Advocates in Ohio, for instance, have already begun collecting signatures to send an amendment before voters this fall, and there’s good reason to think they’ll be successful. Polling shows that majorities favor abortion access in almost every state, and last year, voters in three conservative states—Kansas, Kentucky, and Montana—all rejected ballot measures that would have curtailed reproductive rights.
A number of states already protect abortion rights, whether by statute or thanks to a court ruling. But statutes can be rolled back by hostile legislatures, and judicial precedent can be overturned by hostile courts—look no further than Roe itself. The strongest means of safeguarding abortion, therefore, is by amending a state constitution.
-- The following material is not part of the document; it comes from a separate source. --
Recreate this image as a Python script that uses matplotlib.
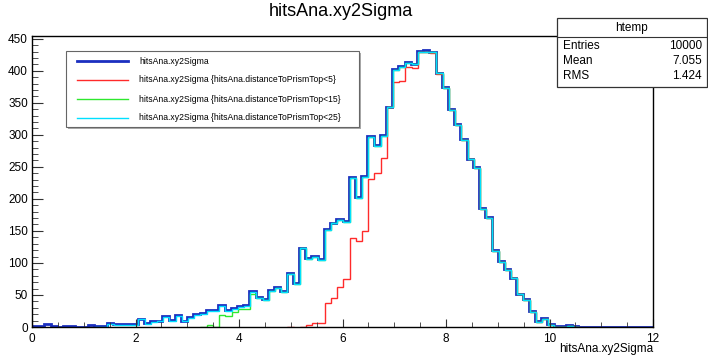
import matplotlib.pyplot as plt
import matplotlib.patches as patches
from matplotlib.lines import Line2D
from matplotlib.transforms import offset_copy
import numpy as np

plt.rcParams['font.family'] = ['Liberation Sans', 'DejaVu Sans']

# 100 bins from 0 to 12
edges = np.linspace(0, 12, 101)

h_all = [2, 2, 4, 1, 0, 2, 1, 0, 0, 3,
         2, 2, 6, 4, 4, 4, 4, 13, 6, 9,
         10, 17, 11, 18, 10, 15, 20, 22, 26, 26,
         34, 26, 30, 32, 34, 56, 47, 44, 58, 62,
         56, 84, 69, 124, 108, 111, 106, 153, 163, 168,
         165, 234, 203, 236, 298, 284, 300, 344, 403, 407,
         413, 411, 431, 433, 430, 397, 374, 340, 317, 293,
         263, 249, 186, 172, 120, 103, 91, 77, 52, 43,
         25, 9, 14, 4, 2, 2, 3, 1, 0, 0,
         0, 0, 0, 0, 0, 0, 0, 0, 0, 0]

h_lt5 = [0, 0, 0, 0, 0, 0, 0, 0, 0, 0,
         0, 0, 0, 0, 0, 0, 0, 0, 0, 0,
         0, 0, 0, 0, 0, 0, 0, 0, 0, 0,
         0, 0, 0, 0, 0, 0, 0, 0, 0, 0,
         0, 1, 0, 1, 5, 8, 8, 38, 46, 64,
         76, 140, 135, 151, 233, 242, 265, 344, 384, 385,
         407, 405, 430, 431, 429, 396, 374, 340, 317, 293,
         263, 249, 186, 172, 120, 103, 91, 77, 52, 43,
         25, 9, 14, 4, 2, 2, 3, 1, 0, 0,
         0, 0, 0, 0, 0, 0, 0, 0, 0, 0]

h_lt15 = [0, 0, 0, 0, 0, 0, 0, 0, 0, 0,
          0, 0, 0, 0, 0, 0, 0, 0, 0, 0,
          0, 0, 0, 0, 0, 0, 0, 2, 5, 2,
          20, 18, 24, 30, 30, 52, 47, 44, 58, 62,
          56, 84, 69, 124, 108, 111, 106, 153, 163, 168,
          165, 234, 203, 236, 298, 284, 300, 344, 403, 407,
          413, 411, 431, 431, 430, 397, 374, 340, 317, 293,
          263, 249, 186, 172, 120, 103, 91, 77, 52, 43,
          25, 9, 14, 4, 2, 2, 3, 1, 0, 0,
          0, 0, 0, 0, 0, 0, 0, 0, 0, 0]

h_lt25 = [0, 0, 0, 0, 0, 0, 0, 0, 0, 0,
          2, 2, 6, 4, 4, 4, 4, 13, 6, 9,
          10, 17, 11, 18, 10, 15, 20, 22, 26, 26,
          34, 26, 30, 32, 34, 56, 47, 44, 58, 62,
          56, 84, 69, 124, 108, 111, 106, 153, 163, 168,
          165, 234, 203, 236, 298, 284, 300, 344, 403, 407,
          413, 411, 431, 431, 430, 397, 374, 340, 317, 293,
          263, 249, 186, 172, 120, 103, 91, 77, 52, 43,
          25, 9, 14, 4, 2, 2, 3, 1, 0, 0,
          0, 0, 0, 0, 0, 0, 0, 0, 0, 0]

labels = ["hitsAna.xy2Sigma",
          "hitsAna.xy2Sigma {hitsAna.distanceToPrismTop<5}",
          "hitsAna.xy2Sigma {hitsAna.distanceToPrismTop<15}",
          "hitsAna.xy2Sigma {hitsAna.distanceToPrismTop<25}"]
colors = ["#1b2fc0", "#ff2a2a", "#2ee82e", "#00e0ff"]

stats_names = ["Entries", "Mean", "RMS"]
stats_values = ["10000", "7.055", "1.424"]

W, H = 708, 360


def fx(x):
    return x / W


def fy(y):
    return 1 - y / H


fig = plt.figure(figsize=(W / 100, H / 100), dpi=100)
ax = fig.add_axes([fx(32), fy(327), (653 - 32) / W, (327 - 35.5) / H])

# overlays are drawn a hair off the first histogram, like the antialiased ROOT output
shift = offset_copy(ax.transData, fig=fig, x=0.8, y=-0.8, units='dots')
ax.stairs(h_all, edges, color=colors[0], lw=2.0)
ax.stairs(h_lt5, edges, color=colors[1], lw=1.0, transform=shift)
ax.stairs(h_lt15, edges, color=colors[2], lw=1.0, transform=shift)
ax.stairs(h_lt25, edges, color=colors[3], lw=1.0, transform=shift)

ax.set_xlim(0, 12)
ax.set_ylim(0, 455)
ax.set_xticks(np.arange(0, 13, 2))
ax.set_xticks(np.arange(0, 12.01, 0.5), minor=True)
ax.set_yticks(np.arange(0, 451, 50))
ax.set_yticks(np.arange(0, 451, 10), minor=True)
ax.tick_params(axis='both', which='both', direction='in', labelsize=8.5, colors='#333333', labelcolor='black')
ax.tick_params(axis='x', which='major', length=6, pad=4)
ax.tick_params(axis='x', which='minor', length=3.5)
ax.tick_params(axis='y', which='major', length=8, pad=3)
ax.tick_params(axis='y', which='minor', length=4)
for s in ax.spines.values():
    s.set_linewidth(1.0)

fig.text(fx(341), fy(12), "hitsAna.xy2Sigma", ha='center', va='center', fontsize=13)
fig.text(fx(653), fy(349), "hitsAna.xy2Sigma", ha='right', va='center', fontsize=8.5)

# legend box
fig.patches.append(patches.Rectangle((fx(68), fy(129)), (359 - 66) / W, (127 - 51) / H,
                                     transform=fig.transFigure, facecolor='#aaaaaa', edgecolor='none'))
fig.patches.append(patches.Rectangle((fx(66), fy(127)), (359 - 66) / W, (127 - 51) / H,
                                     transform=fig.transFigure, facecolor='white', edgecolor='#666666', lw=0.8))
for i, (lab, c) in enumerate(zip(labels, colors)):
    y = 61 + i * 19
    fig.lines.append(Line2D([fx(77), fx(128)], [fy(y), fy(y)], transform=fig.transFigure,
                            color=c, lw=2.0 if i == 0 else 1.0))
    fig.text(fx(139), fy(y), lab, ha='left', va='center', fontsize=6.2)

# stats box
fig.patches.append(patches.Rectangle((fx(557), fy(87)), (707 - 557) / W, (87 - 18) / H,
                                     transform=fig.transFigure, facecolor='white', edgecolor='#333333', lw=0.9))
fig.lines.append(Line2D([fx(557), fx(707)], [fy(37), fy(37)], transform=fig.transFigure, color='#333333', lw=0.8))
fig.text(fx(632), fy(27.5), "htemp", ha='center', va='center', fontsize=8.5)
for i, (n, v) in enumerate(zip(stats_names, stats_values)):
    y = 46 + i * 15
    fig.text(fx(563), fy(y), n, ha='left', va='center', fontsize=8.5)
    fig.text(fx(702), fy(y), v, ha='right', va='center', fontsize=8.5)

plt.savefig("out.png", dpi=100)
Amendments of course can be repealed, too, but by design, doing so is especially difficult.
Whichever method these states use, the vast majority of them could adopt abortion rights amendments by 2024, though a handful (potentially including Connecticut, Massachusetts, and Nevada) require such measures to be passed twice, so the soonest they could complete the process would be 2026. Either way, with Republicans working furiously to restrict abortion wherever and however they can, the time to act is now.